Each line containing the word "matplotlib" must be collected.
-- Start Dataset content --
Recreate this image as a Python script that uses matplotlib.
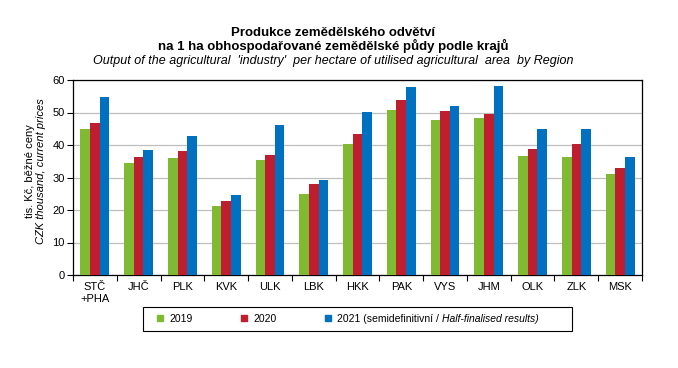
import matplotlib.pyplot as plt
import numpy as np
from matplotlib.lines import Line2D
from matplotlib.patches import Rectangle

plt.rcParams['font.family'] = ['Liberation Sans', 'DejaVu Sans']

regions = ["STČ\n+PHA", "JHČ", "PLK", "KVK", "ULK", "LBK", "HKK",
           "PAK", "VYS", "JHM", "OLK", "ZLK", "MSK"]
v2019 = [44.9, 34.5, 36.0, 21.3, 35.4, 24.9, 40.3, 50.8, 47.7, 48.3, 36.6, 36.3, 31.1]
v2020 = [46.8, 36.3, 38.2, 22.8, 36.9, 28.0, 43.4, 53.8, 50.5, 49.5, 38.8, 40.3, 32.9]
v2021 = [54.8, 38.5, 42.8, 24.6, 46.2, 29.2, 50.2, 57.8, 52.0, 58.2, 44.9, 44.9, 36.3]

colors = ["#80BA32", "#BE1E2D", "#0070C0"]

fig = plt.figure(figsize=(6.78, 3.68), dpi=100)
ax = fig.add_axes([73/678, 1-275/368, (642-73)/678, (275-80)/368])

x = np.arange(len(regions))
w = 0.22
ax.bar(x - w, v2019, w, color=colors[0], zorder=3)
ax.bar(x, v2020, w, color=colors[1], zorder=3)
ax.bar(x + w, v2021, w, color=colors[2], zorder=3)

ax.set_xlim(-0.5, len(regions) - 0.5)
ax.set_ylim(0, 60)
ax.set_yticks(range(0, 61, 10))
ax.yaxis.grid(True, color="#BFBFBF", lw=0.9, zorder=0)
ax.set_xticks(x)
ax.set_xticklabels(regions, fontsize=8)
ax.tick_params(axis="x", length=0, pad=5)
ax.set_xticks(np.arange(-0.5, len(regions)), minor=True)
ax.tick_params(axis="x", which="minor", length=4, width=0.8, direction="out")
ax.tick_params(axis="y", labelsize=8, length=4, width=0.8, direction="out", pad=2)
for s in ax.spines.values():
    s.set_linewidth(0.9)
    s.set_color("black")

fig.text(333/678, 1-33/368, "Produkce zemědělského odvětví", ha="center", va="center",
         fontsize=9.5, fontweight="bold")
fig.text(333/678, 1-46/368, "na 1 ha obhospodařované zemědělské půdy podle krajů", ha="center",
         va="center", fontsize=9.5, fontweight="bold")
fig.text(333/678, 1-61/368, "Output of the agricultural  'industry'  per hectare of utilised agricultural  area  by Region",
         ha="center", va="center", fontsize=9, style="italic")

fig.text(30/678, 0.535, "tis. Kč, běžné ceny", rotation=90, ha="center", va="center", fontsize=8)
fig.text(41/678, 0.535, "CZK thousand, current prices", rotation=90, ha="center", va="center",
         fontsize=8, style="italic")

handles = [Line2D([], [], marker="s", ls="none", color=c, markersize=4) for c in colors]
labels = ["2019", "2020", "2021 (semidefinitivní / "]
leg = ax.legend(handles, labels, loc="center left", bbox_to_anchor=(151/678, 1-319/368),
                bbox_transform=fig.transFigure, ncol=3, frameon=False, fontsize=7.5,
                handlelength=0.8, handletextpad=0.5, columnspacing=4.5, borderpad=0)
fig.add_artist(Rectangle((143/678, 1-331/368), (572-143)/678, 24/368, transform=fig.transFigure,
                         fill=False, edgecolor="black", lw=0.8))

fig.canvas.draw()
t = leg.get_texts()[2]
bb = t.get_window_extent()
fig.text(bb.x1/fig.bbox.width, bb.y0/fig.bbox.height, "Half-finalised results)",
         ha="left", va="bottom", fontsize=7.5, style="italic")

plt.savefig("out.png", dpi=100)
-- End Dataset content --
● Solution below:
Recreate this image as a Python script that uses matplotlib.
import matplotlib.pyplot as plt
from matplotlib.lines import Line2D
from matplotlib.patches import Rectangle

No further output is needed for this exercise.